Quand la coopération a du sens, il faut y aller. Mais je ne crois pas nécessaire de créer de nouvelles institutions dans la défense. Il faut coopérer dans les dossiers concrets. Je pense à cet égard que le prochain sommet franco britannique (du 26 au 27 mars, NDLR) sera utile.

Comment voyez-vous l'affaiblissement du moteur franco-allemand en Europe? L'idée d'un triangle entre Berlin, Londres et Paris vous séduit-elle?

Il est dans l'intérêt de la Grande-Bretagne d'avoir un certain nombre d'alliances. Mais il est aussi important que les grands pays européens ne soient pas perçus comme imposant leur volonté aux autres. Nos relations avec Paris et Berlin sont de grande importance. Sur l'Iran, les trois pays coopèrent étroitement. Mais sur d'autres dossiers, comme le Kosovo, l'Italie a joué un rôle important, sans oublier les Etats-Unis. Ce qui est important pour Londres, c'est de pouvoir travailler de façon bilatérale et multilatérale avec nos alliés européens.

Mais l'affaiblissement du moteur franco allemand n'offre-t-il pas une chance à la Grande-Bretagne d'influencer davantage le débat en Europe?

Je conteste le présupposé de cette question. On dit aussi parfois que si la France et l'Allemagne ont de mauvaises relations avec Washington, c'est bon pour la Grande-Bretagne. Je ne suis pas d'accord. En général, on ne prospère pas sur le malheur des autres. Le rapport entre Paris et Berlin me parait toujours fort et productif, et ceci est bon pour l'Europe. La Grande-Bretagne veut participer à cette dynamique.

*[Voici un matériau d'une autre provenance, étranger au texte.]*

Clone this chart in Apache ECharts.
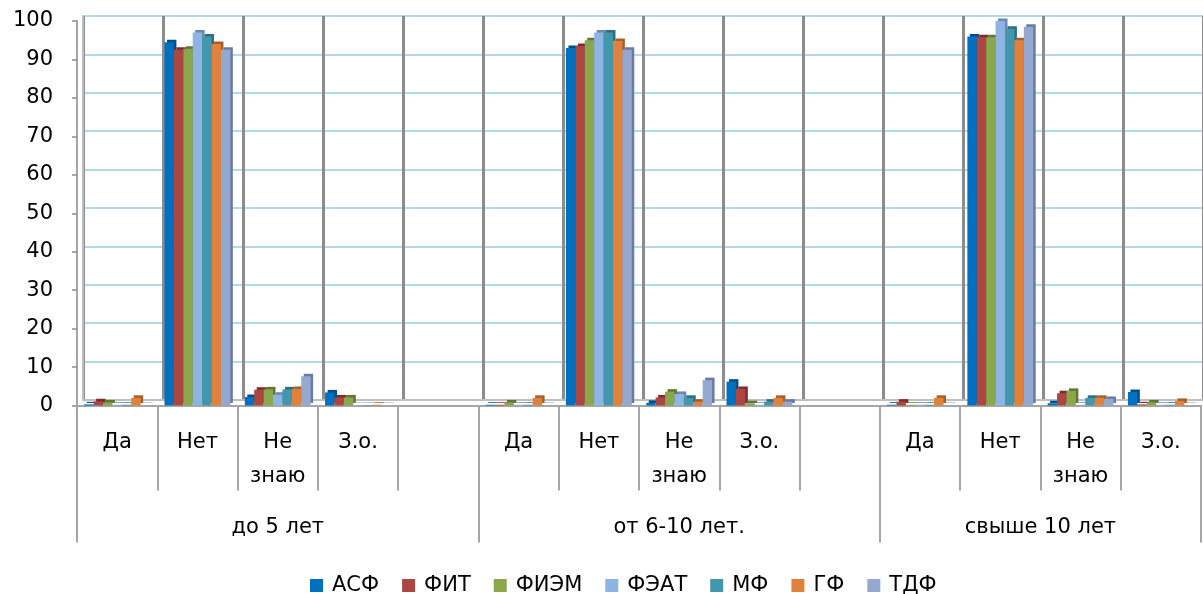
<!DOCTYPE html>
<html>
<head>
<meta charset="utf-8">
<script src="https://cdn.jsdelivr.net/npm/echarts@6/dist/echarts.min.js"></script>
<style>
html,body{margin:0;padding:0;background:#fff;}
#c{width:1203px;height:594px;}
</style>
</head>
<body>
<div id="c"></div>
<script>
// ---- data ----
const groups = ['до 5 лет', 'от 6-10 лет.', 'свыше 10 лет'];
const answers = ['Да', 'Нет', 'Не\nзнаю', 'З.о.'];
const seriesNames = ['АСФ', 'ФИТ', 'ФИЭМ', 'ФЭАТ', 'МФ', 'ГФ', 'ТДФ'];
const yTicks = [0, 10, 20, 30, 40, 50, 60, 70, 80, 90, 100];
// values per series: [до 5: Да, Нет, Не знаю, З.о. | 6-10: ... | >10: ...]
const vASF  = [0.3, 94.5, 2.2, 3.4,   0.2, 93.0, 0.7, 6.2,   0.2, 96.0, 0.6, 3.5];
const vFIT  = [1.1, 92.5, 4.1, 2.1,   0.2, 93.5, 2.1, 4.3,   1.0, 95.8, 3.2, 0.3];
const vFIEM = [0.8, 92.8, 4.2, 2.1,   0.8, 95.0, 3.6, 0.6,   0.2, 95.8, 3.8, 0.8];
const vFEAT = [0.2, 97.0, 2.8, 0.1,   0.2, 97.0, 3.0, 0.2,   0.2, 100.0, 0.2, 0.2];
const vMF   = [0.2, 96.0, 4.2, 0.1,   0.2, 97.0, 2.0, 1.0,   0.2, 98.0, 2.0, 0.2];
const vGF   = [2.0, 94.0, 4.3, 0.2,   2.0, 94.8, 1.0, 2.0,   2.0, 95.0, 2.0, 1.2];
const vTDF  = [0.1, 92.5, 7.6, 0.1,   0.1, 92.5, 6.6, 1.0,   0.1, 98.5, 1.7, 0.1];
const seriesValues = [vASF, vFIT, vFIEM, vFEAT, vMF, vGF, vTDF];

// ---- styles ----
const colors = ['#0070C0', '#AC4642', '#8BA74C', '#8EB4E3', '#4397AD', '#E0823C', '#95A8D0'];
const sideColors = ['#004F8A', '#7A2E2C', '#617636', '#6888B5', '#2E6E80', '#A95F28', '#6A7BA3'];
const FONT = '"DejaVu Sans", sans-serif';
const FS = 21;

// build 14 slots: 4 answers + blank, 4 answers + blank, 4 answers
const xLabels = [];
groups.forEach((g, gi) => {
  answers.forEach(a => xLabels.push(a));
  if (gi < groups.length - 1) xLabels.push('');
});
const nSlots = xLabels.length;
function expand(vals) {
  const out = [];
  groups.forEach((g, gi) => {
    for (let k = 0; k < answers.length; k++) out.push(vals[gi * answers.length + k]);
    if (gi < groups.length - 1) out.push(null);
  });
  return out;
}
// group boundaries and centres in slot units
const groupBounds = [0];
const groupCenters = [];
{
  let s = 0;
  groups.forEach((g, gi) => {
    const w = answers.length + (gi < groups.length - 1 ? 1 : 0);
    groupCenters.push(s + (gi < groups.length - 1 ? w / 2 : answers.length / 2));
    s += w;
    groupBounds.push(s);
  });
}

const chart = echarts.init(document.getElementById('c'), null, {renderer: 'canvas'});
const option = {
  animation: false,
  backgroundColor: '#fff',
  textStyle: {fontFamily: FONT},
  legend: {
    data: seriesNames,
    top: 570,
    left: 305,
    icon: 'rect',
    itemWidth: 13,
    itemHeight: 13,
    itemGap: 23,
    textStyle: {fontFamily: FONT, fontSize: FS, color: '#000', padding: [0, 0, 0, 4]}
  },
  grid: [
    // front plane
    {left: 77, top: 21, width: 1124, height: 384.5, containLabel: false},
    // back wall (3D offset)
    {left: 83, top: 16, width: 1124, height: 384, containLabel: false}
  ],
  xAxis: [
    {
      type: 'category', gridIndex: 0, data: xLabels,
      axisLine: {show: true, lineStyle: {color: '#A6A6A6', width: 2}},
      axisTick: {show: true, interval: 0, length: 85, lineStyle: {color: '#A6A6A6', width: 2}},
      axisLabel: {interval: 0, margin: 20, fontSize: FS, lineHeight: 34, color: '#000', fontFamily: FONT},
      splitLine: {show: false}
    },
    {
      type: 'value', gridIndex: 0, min: 0, max: nSlots, position: 'bottom',
      axisLine: {show: false},
      axisTick: {show: true, customValues: groupBounds, length: 137, lineStyle: {color: '#A6A6A6', width: 2}},
      axisLabel: {
        customValues: groupCenters, margin: 112, fontSize: FS, color: '#000', fontFamily: FONT,
        formatter: v => {
          const i = groupCenters.indexOf(v);
          return i >= 0 ? groups[i] : '';
        }
      },
      splitLine: {show: false}
    },
    {
      type: 'category', gridIndex: 1, data: xLabels,
      axisLine: {show: true, lineStyle: {color: '#BFBFBF', width: 2}},
      axisTick: {show: false},
      axisLabel: {show: false},
      splitLine: {show: true, interval: 0, lineStyle: {color: '#8C8C8C', width: 3}}
    }
  ],
  yAxis: [
    {
      type: 'value', gridIndex: 0, min: yTicks[0], max: yTicks[yTicks.length - 1], interval: 10,
      axisLine: {show: true, lineStyle: {color: '#A6A6A6', width: 2}},
      axisTick: {show: true, length: 5, lineStyle: {color: '#8C8C8C', width: 1.5}},
      axisLabel: {fontSize: FS, color: '#000', margin: 24, fontFamily: FONT},
      splitLine: {show: false}
    },
    {
      type: 'value', gridIndex: 1, min: yTicks[0], max: yTicks[yTicks.length - 1], interval: 10,
      axisLine: {show: true, lineStyle: {color: '#BFBFBF', width: 2}},
      axisTick: {show: false},
      axisLabel: {show: false},
      splitLine: {show: true, lineStyle: {color: '#B0DCE6', width: 2}}
    }
  ],
  series: seriesNames.map((name, i) => ({
    name: name,
    type: 'bar',
    xAxisIndex: 0,
    yAxisIndex: 0,
    data: expand(seriesValues[i]),
    barGap: '0%',
    barCategoryGap: '18%',
    itemStyle: {
      color: colors[i],
      shadowColor: sideColors[i],
      shadowBlur: 0,
      shadowOffsetX: 2.5,
      shadowOffsetY: -2.5
    },
    emphasis: {disabled: true}
  }))
};
chart.setOption(option);
</script>
</body>
</html>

La relation étroite entre Londres et Washington est-elle toujours importante, alors que les menaces de récession aux Etats-Unis et l'émergence de nouvelles puissances en Orient rendent le monde un peu plus multipolaire?

En termes de PIB par habitant, les Etats-Unis restent une super puissance globale et le seront encore pour le futur prévisible. Il est vrai cependant que le pouvoir est en train de se déplacer de l'ouest vers l'est de la planète, du niveau national vers l'international, et de la sphère étatique vers la sphère individuelle. Tout cela signifie qu'il est nécessaire de construire et de renforcer les institutions internationales, de l'ONU aux organisations régionales. Il faut d'autre part faciliter la convergence entre les politiques des gouvernements, les forces du marché et les initiatives des individus. Une nation n'est prospère que si ces trois composantes fonctionnent efficacement. Il nous faut gagner dans ce domaine la bataille des idées.

Londres va-t-elle promouvoir la candidature de Tony Blair à la présidence de l'UE?

Il faut d'abord définir le rôle du président de l'UE. Il est prématuré à ce stade de parler de candidatures.

Que pensez-vous du projet d'Union méditerranéenne proposé par Nicolas Sarkozy?

Je suis favorable au développement de relations efficaces avec les régions voisines de l'UE. La question est de savoir dans quels domaines concrets on veut travailler avec les pays de la rive sud de la Méditerranée et comment l'initiative française s'accorde avec l'Euromed. Je pense à cet égard que les récentes discussions entre Nicolas Sarkozy et Angela Mekel auront contribué à clarifier le débat. La Grande-Bretagne est contente de l'Euromed, nous sommes prêts à contribuer au renforcement de ses structures.